Cal State Stanislaus and a foundation affiliated with the campus were sued in April after failing to disclose details of Palin's contract, including her speaking fee. Officials argued that the nonprofit foundation that hosted the former Republican vice presidential candidate was not subject to the state's Public Records Act.

They also argued that the contract with the Washington Speakers Bureau, which represented Palin, was confidential.

Stanislaus County Superior Court Judge Roger M. Beauchesne ordered Cal State Stanislaus officials to release the contract as well as other documents related to the use of university facilities, personnel and services surrounding the June 25 fund-raising gala.

Beauchesne agreed that the foundation was not subject to the open-records law.

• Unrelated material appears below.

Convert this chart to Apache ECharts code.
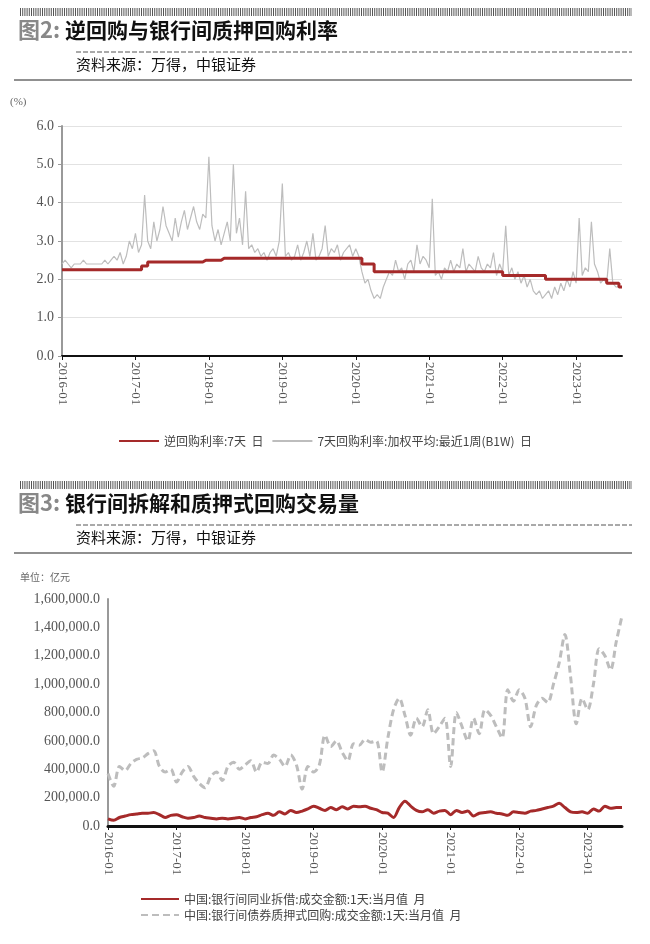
<!DOCTYPE html>
<html><head><meta charset="utf-8">
<script src="https://cdn.jsdelivr.net/npm/echarts@6/dist/echarts.min.js"></script>
<style>html,body{margin:0;padding:0;background:#fff}#c{width:650px;height:944px}</style>
</head><body><div id="c"></div>
<script>
// ---------- Chart 1 data (half-monthly, 2016-01 .. 2023-08) ----------
const rateYears = [2016,2017,2018,2019,2020,2021,2022,2023];
const repo7dWeighted = [
 2.4,2.5,2.4,2.3,2.4,2.4,2.4,2.5,2.4,2.4,2.4,2.4,2.4,2.4,2.5,2.4,2.5,2.6,2.5,2.7,2.4,2.6,3.0,2.8,
 3.2,2.7,2.9,4.2,3.0,2.8,3.5,3.0,3.3,3.9,3.4,3.2,3.0,3.6,3.1,3.5,3.8,3.3,3.6,3.9,3.5,3.3,3.7,3.6,
 5.2,3.4,3.0,3.3,2.9,3.2,3.5,3.0,5.0,3.2,3.6,2.9,4.3,2.8,2.9,2.7,2.8,2.6,2.7,2.5,2.7,2.8,2.6,3.0,
 4.5,2.6,2.7,2.5,2.6,2.9,2.5,2.7,3.0,2.6,3.2,2.5,2.6,2.8,3.4,2.6,2.8,2.7,2.9,2.5,2.7,2.8,2.9,2.6,
 2.8,2.6,2.2,1.9,2.0,1.7,1.5,1.6,1.5,1.8,2.0,2.2,2.1,2.5,2.2,2.3,2.0,2.4,2.5,2.2,2.9,2.4,2.6,2.5,
 2.3,4.1,2.1,2.2,2.0,2.3,2.2,2.5,2.2,2.4,2.3,2.8,2.2,2.4,2.3,2.2,2.6,2.3,2.2,2.4,2.3,2.7,2.1,2.4,
 2.2,3.4,2.1,2.3,2.0,2.2,1.9,2.1,1.8,2.0,1.7,1.6,1.7,1.5,1.6,1.7,1.5,1.8,1.6,1.9,1.7,2.0,1.8,2.2,
 1.9,3.6,2.1,2.3,2.2,3.5,2.4,2.2,1.9,2.0,1.9,2.8,1.9,1.8,1.8,1.8
];
const reverseRepoChangeDates = ['2016-01','2017-02','2017-03','2017-12','2018-03','2020-02','2020-04','2022-01','2022-08','2023-06','2023-08'];
const reverseRepoRates       = [2.25,2.35,2.45,2.50,2.55,2.40,2.20,2.10,2.00,1.90,1.80];
const rateTicks = [0,1,2,3,4,5,6];

// ---------- Chart 2 data (monthly, 2016-01 .. 2023-07), unit: 亿元 ----------
const interbankLending = [
 50,40,60,70,80,85,90,90,95,80,60,75,
 80,65,55,60,70,60,55,50,55,50,55,60,
 50,60,65,80,90,75,100,85,110,95,105,120,
 140,125,110,130,115,135,120,140,135,140,125,115,
 95,90,60,130,175,140,110,100,115,90,105,110,
 80,110,95,105,70,90,95,100,90,85,75,100,
 95,90,105,110,120,130,140,160,130,100,95,100,
 90,120,105,140,125,130,130
].map(v=>v*1000);
const pledgedRepo = [
 370,280,420,390,440,470,480,510,530,420,380,400,
 310,380,420,350,300,270,350,380,320,420,450,400,
 430,460,380,450,440,500,470,420,500,430,260,420,
 380,430,640,560,600,520,460,580,570,610,590,600,
 380,620,820,900,780,640,760,700,820,650,700,760,
 420,800,700,600,760,650,820,780,700,620,960,880,
 960,900,700,850,900,870,1000,1150,1350,1050,720,900,
 820,1000,1250,1200,1100,1300,1480
].map(v=>v*1000);

// ---------- build categories ----------
const halfMonths = [];
for (let y of rateYears) for (let m=1;m<=12;m++){ if (halfMonths.length>=repo7dWeighted.length) break;
  const s = y+'-'+String(m).padStart(2,'0'); halfMonths.push(s+'a'); if (halfMonths.length<repo7dWeighted.length) halfMonths.push(s+'b'); }
const months = [];
for (let y of rateYears) for (let m=1;m<=12;m++){ if (months.length<interbankLending.length) months.push(y+'-'+String(m).padStart(2,'0')); }
const reverseRepoSeries = halfMonths.map(c=>{ const ym=c.slice(0,7); let v=reverseRepoRates[0];
  reverseRepoChangeDates.forEach((d,i)=>{ if (ym>=d) v=reverseRepoRates[i]; }); return v; });

const serif = 'Liberation Serif';
const cjk = 'Noto Sans CJK SC';
const red = '#a52a2a', grey = '#bdbdbd';

function header(y, num, title){
  return [
    {type:'line', shape:{x1:20,y1:y,x2:632,y2:y}, style:{stroke:'#555',lineWidth:8,lineDash:[1,1.2]}},
    {type:'text', left:18, top:y+7, style:{rich:{a:{fill:'#888',font:'bold 22px '+cjk},b:{fill:'#111',font:'bold 21px '+cjk}}, text:'{a|'+num+'}{b|'+title+'}'}},
    {type:'line', shape:{x1:76,y1:y+40,x2:632,y2:y+40}, style:{stroke:'#555',lineWidth:1,lineDash:[5,2]}},
    {type:'text', left:76, top:y+45, style:{text:'资料来源：万得，中银证券', fill:'#111', font:'15px '+cjk}},
    {type:'line', shape:{x1:14,y1:y+68,x2:632,y2:y+68}, style:{stroke:'#222',lineWidth:1.2}}
  ];
}

const chart = echarts.init(document.getElementById('c'));
chart.setOption({
  animation:false,
  graphic:[...header(12,'图2: ','逆回购与银行间质押回购利率'), ...header(485,'图3: ','银行间拆解和质押式回购交易量'),
    {type:'text', left:10, top:97, style:{text:'(%)', fill:'#666', font:'11px '+serif}},
    {type:'text', left:20, top:572, style:{text:'单位：亿元', fill:'#666', font:'10px '+cjk}}
  ],
  grid:[{left:62,right:28,top:126,height:230},{left:108,right:28,top:599,height:227}],
  legend:[
    {top:430, left:'center', itemWidth:40, itemHeight:10, itemGap:8, itemStyle:{opacity:0},
     textStyle:{fontFamily:cjk,fontSize:12,color:'#444'},
     data:['逆回购利率:7天  日','7天回购利率:加权平均:最近1周(B1W)  日']},
    {orient:'vertical', top:888, left:135, itemWidth:38, itemHeight:10, itemGap:4, itemStyle:{opacity:0},
     textStyle:{fontFamily:cjk,fontSize:12,color:'#444'},
     data:['中国:银行间同业拆借:成交金额:1天:当月值  月','中国:银行间债券质押式回购:成交金额:1天:当月值  月']}
  ],
  xAxis:[
    {gridIndex:0,type:'category',data:halfMonths,boundaryGap:false,
     axisLine:{lineStyle:{color:'#111',width:2}},
     axisTick:{interval:(i)=>i%24===0,length:4,lineStyle:{color:'#111'}},
     axisLabel:{interval:(i)=>i%24===0,rotate:-90,formatter:v=>v.slice(0,7),fontFamily:serif,fontSize:13,color:'#555',margin:6}},
    {gridIndex:1,type:'category',data:months,boundaryGap:false,
     axisLine:{lineStyle:{color:'#111',width:3}},
     axisTick:{interval:(i)=>i%12===0,length:4,lineStyle:{color:'#111'}},
     axisLabel:{interval:(i)=>i%12===0,rotate:-90,fontFamily:serif,fontSize:13,color:'#555',margin:6}}
  ],
  yAxis:[
    {gridIndex:0,type:'value',min:0,max:6,interval:1,
     axisLine:{show:true,lineStyle:{color:'#999',width:2}},axisTick:{show:true,length:4,lineStyle:{color:'#999'}},
     splitLine:{lineStyle:{color:'#e2e2e2'}},
     axisLabel:{formatter:v=>v.toFixed(1),fontFamily:serif,fontSize:14,color:'#555'}},
    {gridIndex:1,type:'value',min:0,max:1600000,interval:200000,
     axisLine:{show:true,lineStyle:{color:'#999',width:2}},axisTick:{show:false},
     splitLine:{show:false},
     axisLabel:{formatter:v=>v.toLocaleString('en-US')+'.0',fontFamily:serif,fontSize:14,color:'#555'}}
  ],
  series:[
    {name:'7天回购利率:加权平均:最近1周(B1W)  日',type:'line',xAxisIndex:0,yAxisIndex:0,data:repo7dWeighted,
     symbol:'none',lineStyle:{color:grey,width:1.2},itemStyle:{color:grey}},
    {name:'逆回购利率:7天  日',type:'line',xAxisIndex:0,yAxisIndex:0,data:reverseRepoSeries,
     symbol:'none',step:'end',lineStyle:{color:red,width:3},itemStyle:{color:red}},
    {name:'中国:银行间同业拆借:成交金额:1天:当月值  月',type:'line',xAxisIndex:1,yAxisIndex:1,data:interbankLending,
     symbol:'none',smooth:0.3,lineStyle:{color:red,width:3},itemStyle:{color:red}},
    {name:'中国:银行间债券质押式回购:成交金额:1天:当月值  月',type:'line',xAxisIndex:1,yAxisIndex:1,data:pledgedRepo,
     symbol:'none',smooth:0.3,lineStyle:{color:grey,width:3,type:[7,4]},itemStyle:{color:grey}}
  ]
});
</script></body></html>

But he found that the university failed to follow correct procedures and that Cal State Chancellor Charles B. Reed "used" the contract to the university's advantage.

"The reasonable inference from the evidence produced is that the university, in its official capacity, has 'used' the contract between the Washington Speakers Bureau in the conduct of the public's business; therefore, said contract is also a public record and should have been produced to petitioner," Beauchesne wrote in the opinion filed Monday.

After the suit was filed, the university released hundreds of documents, mostly e-mails, relating to Palin's appearance but not her contract. In one of the e-mails, Reed addressed the controversy over Palin's fee with an official from the speakers bureau.

In July, the foundation confirmed that it had paid Palin $75,000 for her appearance.

Attorneys for Californians Aware, the government watchdog group that filed the lawsuit, issued a statement saying they were pleased with the decision.